Before I share some of those recipes with you, I want to add a footnote. Our evening meal consisted of 6 elements every night: meat, potatoes (or a starchy food), vegetable (sometimes 2), salad, bread and dessert. When I started making dinner for our family (around age 12), I was instructed that each meal must contain all 6 elements. And we were not a bit fat!! We were certainly more active than today’s kids, but I attribute the fact that we were not fat and ate a lot of courses to two main things: we didn’t have soda or sugary snacks between meals and our portions were much smaller than today’s.
Sunday dinner was almost always a roast: roast beef, ham, chicken, or pork. Throughout the week the remnants of that roast became wonderful meals—casseroles for supper, sandwiches for lunch, hash for breakfast; it never seemed that we were eating “leftovers” which my Dad loudly protested. He never realized that was what we were eating.
Baked Ham
Scalloped Potatoes
Orange Glazed Carrots
Pineapple Salad
Relishes
Yeast Rolls
Great Grandma’s Golden Sponge Cake
Baked Ham
1 bone-in half ham, fully cooked (6 pounds)
1 cup brown sugar
1 tsp. dry mustard
½ cup water or fruit juice
Whole cloves
Score fat side of ham in a diamond pattern. Mix sugar, mustard and fruit juice in a small bowl and spread over top of scored ham. Stick a clove in each diamond. Place ham on a rack in a shallow roasting pan; tent loosely with foil and bake at 325 for 30 minutes per pound (2 hours). Baste with remaining sauce last half hour.
Scalloped Potatoes
2 pounds potatoes (approximately 6 medium)
½ cup chopped onion (optional)
3 Tbsp. flour
1 tsp. salt
¼ tsp. pepper
¼ cup butter
2 ½ cups milk
Pare potatoes thinly (should be about 4 cups). Spray a 2-quart casserole and arrange potatoes in 4 layers, sprinkling each of the first 3 layers with 1 Tbsp. flour, ¼ tsp. of salt, dash pepper and dotting each layer with 1 Tbsp. butter and 2 Tbsp. onion, if you are using them,. Sprinkle top with remaining onion, salt and pepper and dot with remaining butter. Heat milk to just below boiling; pour over potatoes. Cover; bake 30 minutes. Uncover; bake 60 to 70 minutes longer or until potatoes are tender. Let stand 5 to 10 minutes before serving.
Orange Glazed Carrots
2 ½ pounds fresh carrots
½ cup butter, melted
½ cup orange juice
1 tsp. grated orange peel
2 tsp. sugar
1 tsp. salt
Peel carrots; remove ends. Cut into strips. Place in sprayed square (8x8x2) baking dish. Stir together butter, orange juice and salt. Pour over carrots. Cover; bake 40 minutes until carrots are tender. (8 servings)
Pineapple Salad
Line small salad plates with crisp salad leaves. Place 1 canned, chilled pineapple slice on top of lettuce. Mound cottage cheese in center of pineapple ring. Top with a dollop of salad dressing (mayonnaise-type) and sprinkle with paprika.
Yeast Dinner Rolls
1 pkg. (2 ½ tsp.) active dry yeast
¼ cup warm water (105-115 deg)
¾ cup lukewarm milk
¼ cup sugar
1 tsp. salt
¼ cup melted butter
3 ½ cups unbleached all-purpose flour
1 heaping tsp. gluten flour
Dissolve yeast in warm water. Stir in milk, sugar, salt, butter and 2 cups of the flour. Beat until smooth. Mix in enough remaining flour to make dough easy to handle. Turn dough onto lightly floured board; knead until smooth and elastic, about 5 minutes. Place in greased bowl; turn greased side up. Cover let rise in warm place until double, about 1 12 to 2 hours. Punch down dough; divide in half. Roll dough into a rectangle, 13x9 inches and ¼” thick. Place in greased 9x13 baking pan. Score dough ¼ inch deep into 15 rolls. Brush with butter. Let rise 1 ½ hours. Bake at 400 degrees. Bake 15-25 minutes or until golden brown.

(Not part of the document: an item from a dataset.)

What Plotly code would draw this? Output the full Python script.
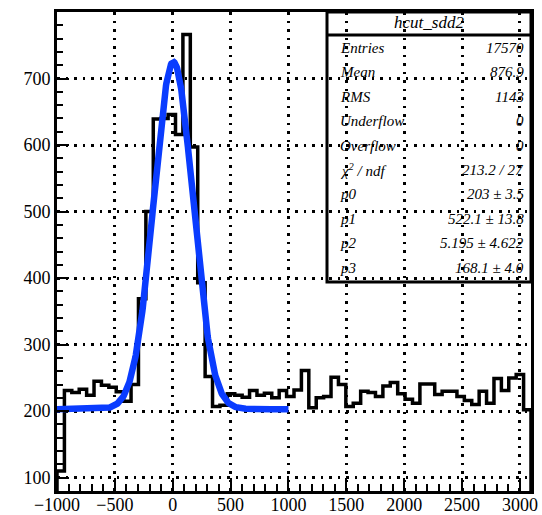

Great Grandma’s Golden Sponge Cake
1 ¼ cup sugar
1 cup water
7 eggs, separated
1 cup sifted cake flour
¼ tsp. salt
1 tsp. cream of tartar
1 tsp vanilla OR almond extract OR lemon extract (your choice)
Boil sugar and water until syrup reaches the thread stage (233 degrees or until syrup “spins a thread” when spoon is picked up out of syrup and a thread forms as it falls)

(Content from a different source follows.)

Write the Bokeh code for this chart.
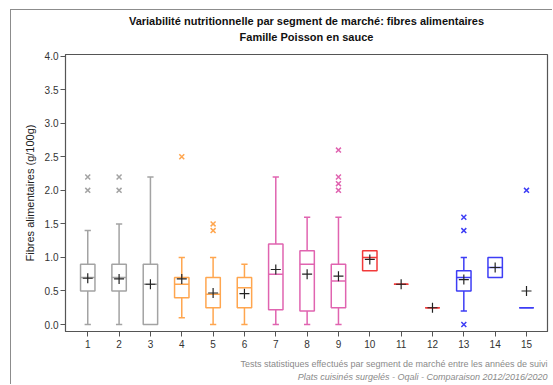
from bokeh.plotting import figure
from bokeh.models import ColumnDataSource, Title, Range1d, NumeralTickFormatter
from bokeh.embed import file_html
from bokeh.resources import INLINE

# ---- data ----
categories = list(range(1, 16))
q1 = [0.5, 0.5, 0.0, 0.4, 0.25, 0.25, 0.22, 0.2, 0.25, 0.8, 0.6, 0.25, 0.5, 0.7, 0.25]
median = [0.7, 0.7, 0.6, 0.6, 0.45, 0.55, 0.75, 0.9, 0.65, 1.0, 0.6, 0.25, 0.7, 0.85, 0.25]
q3 = [0.9, 0.9, 0.9, 0.7, 0.7, 0.7, 1.2, 1.1, 0.9, 1.1, 0.6, 0.25, 0.8, 1.0, 0.25]
whisker_low = [0.0, 0.0, 0.0, 0.1, 0.0, 0.0, 0.0, 0.0, 0.0, 0.8, 0.6, 0.25, 0.2, 0.7, 0.25]
whisker_high = [1.4, 1.5, 2.2, 1.0, 1.0, 0.9, 2.2, 1.6, 1.6, 1.1, 0.6, 0.25, 1.0, 1.0, 0.25]
means = [0.69, 0.68, 0.6, 0.68, 0.47, 0.46, 0.82, 0.75, 0.72, 0.97, 0.6, 0.25, 0.67, 0.85, 0.5]
outlier_cat = [1, 1, 2, 2, 4, 5, 5, 9, 9, 9, 9, 13, 13, 13, 15]
outlier_val = [2.2, 2.0, 2.2, 2.0, 2.5, 1.5, 1.4, 2.6, 2.2, 2.1, 2.0, 1.6, 1.4, 0.0, 2.0]
y_ticks = [0.0, 0.5, 1.0, 1.5, 2.0, 2.5, 3.0, 3.5, 4.0]

title_lines = ["Variabilité nutritionnelle par segment de marché: fibres alimentaires",
               "Famille Poisson en sauce"]
footer_lines = ["Tests statistiques effectués par segment de marché entre les années de suivi",
                "Plats cuisinés surgelés - Oqali - Comparaison 2012/2016/2020"]

group_colors = ["#A3A3A3", "#FFA64F", "#E064B0", "#F23A3A", "#3D3DF5"]
colors = [group_colors[(c - 1) // 3] for c in categories]

BOX_W = 0.46
CAP_W = 0.2

box_src = ColumnDataSource(dict(
    x=categories, left=[c - BOX_W / 2 for c in categories], right=[c + BOX_W / 2 for c in categories],
    q1=q1, q3=q3, med=median, mean=means, color=colors))

# whiskers only where they extend beyond the box
lo_i = [i for i in range(15) if whisker_low[i] < q1[i]]
hi_i = [i for i in range(15) if whisker_high[i] > q3[i]]
lo_src = ColumnDataSource(dict(
    x=[categories[i] for i in lo_i], y0=[q1[i] for i in lo_i], y1=[whisker_low[i] for i in lo_i],
    cl=[categories[i] - CAP_W / 2 for i in lo_i], cr=[categories[i] + CAP_W / 2 for i in lo_i],
    color=[colors[i] for i in lo_i]))
hi_src = ColumnDataSource(dict(
    x=[categories[i] for i in hi_i], y0=[q3[i] for i in hi_i], y1=[whisker_high[i] for i in hi_i],
    cl=[categories[i] - CAP_W / 2 for i in hi_i], cr=[categories[i] + CAP_W / 2 for i in hi_i],
    color=[colors[i] for i in hi_i]))
out_src = ColumnDataSource(dict(
    x=outlier_cat, y=outlier_val, color=[group_colors[(c - 1) // 3] for c in outlier_cat]))

FONT = "Liberation Sans"

p = figure(width=542, height=375, output_backend="svg", toolbar_location=None, title=None,
           x_range=Range1d(0.29, 15.67), y_range=Range1d(-0.104, 4.025),
           min_border_left=54, min_border_right=6, min_border_top=44, min_border_bottom=54)
p.margin = (9, 0, 0, 10)
p.styles = {"border-left": "1px solid #8c8c8c", "border-top": "1px solid #8c8c8c"}

for src in (lo_src, hi_src):
    p.segment(x0="x", y0="y0", x1="x", y1="y1", color="color", line_width=1.5, source=src)
    p.segment(x0="cl", y0="y1", x1="cr", y1="y1", color="color", line_width=1.5, source=src)

p.quad(left="left", right="right", bottom="q1", top="q3", fill_color="white",
       line_color="color", line_width=1.5, source=box_src)
p.segment(x0="left", y0="med", x1="right", y1="med", color="color", line_width=1.5, source=box_src)
p.scatter(x="x", y="mean", marker="cross", size=10, line_color="#222222", line_width=1.2, source=box_src)
p.scatter(x="x", y="y", marker="x", size=7, line_color="color", line_width=1.5, source=out_src)

p.xgrid.visible = False
p.ygrid.visible = False
p.outline_line_color = "#555555"
p.outline_line_width = 1.2

p.xaxis.ticker = categories
p.yaxis.ticker = y_ticks
p.yaxis.formatter = NumeralTickFormatter(format="0.0")
for ax in (p.xaxis, p.yaxis):
    ax.axis_line_color = "#555555"
    ax.major_tick_line_color = "#555555"
    ax.minor_tick_line_color = None
    ax.major_tick_in = 0
    ax.major_tick_out = 5
    ax.major_label_text_font = FONT
    ax.major_label_text_font_size = "10px"
    ax.major_label_text_color = "#333333"
p.xaxis.major_label_standoff = 3
p.yaxis.major_label_standoff = 2
p.yaxis.axis_label = "Fibres alimentaires (g/100g)"
p.yaxis.axis_label_text_font = FONT
p.yaxis.axis_label_text_font_style = "normal"
p.yaxis.axis_label_text_font_size = "11px"
p.yaxis.axis_label_text_color = "#222222"
p.yaxis.axis_label_standoff = 6

# footer (below): spacer, then the two lines (first added is nearest the plot)
p.add_layout(Title(text=" ", text_font_size="1px", standoff=3), "below")
p.add_layout(Title(text=footer_lines[0], align="right", text_font=FONT, text_font_size="9px",
                   text_font_style="normal", text_color="#8a8a8a", standoff=1), "below")
p.add_layout(Title(text=footer_lines[1], align="right", text_font=FONT, text_font_size="9px",
                   text_font_style="italic", text_color="#8a8a8a", standoff=1), "below")

# titles (above): spacer nearest the plot, later added sits higher
p.add_layout(Title(text=" ", text_font_size="8px", standoff=0), "above")
p.add_layout(Title(text=title_lines[1], align="center", text_font=FONT, text_font_size="11px",
                   text_font_style="bold", text_color="#111111", standoff=2), "above")
p.add_layout(Title(text=title_lines[0], align="center", text_font=FONT, text_font_size="11px",
                   text_font_style="bold", text_color="#111111", standoff=1), "above")

open("out.html", "w").write(file_html(p, INLINE))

Meanwhile, beat egg yolks until thick and lemon-colored (about 5 minutes). Slowly add hot syrup to yolks, beating all the while. Add cake flour. In separate bowl and with separate beaters, beat room temperature egg whites, salt and cream of tartar until stiff. Add flavoring and beat in. Fold carefully into egg yolk mixture. Turn into sprayed tube pan or bundt pan carefully and smooth top. Bake at 325 for 50 min to 1 hour. Cool completely upside down on funnel. Serve with sweetened fresh fruit or thawed frozen fruit and top with sweetened whipped cream.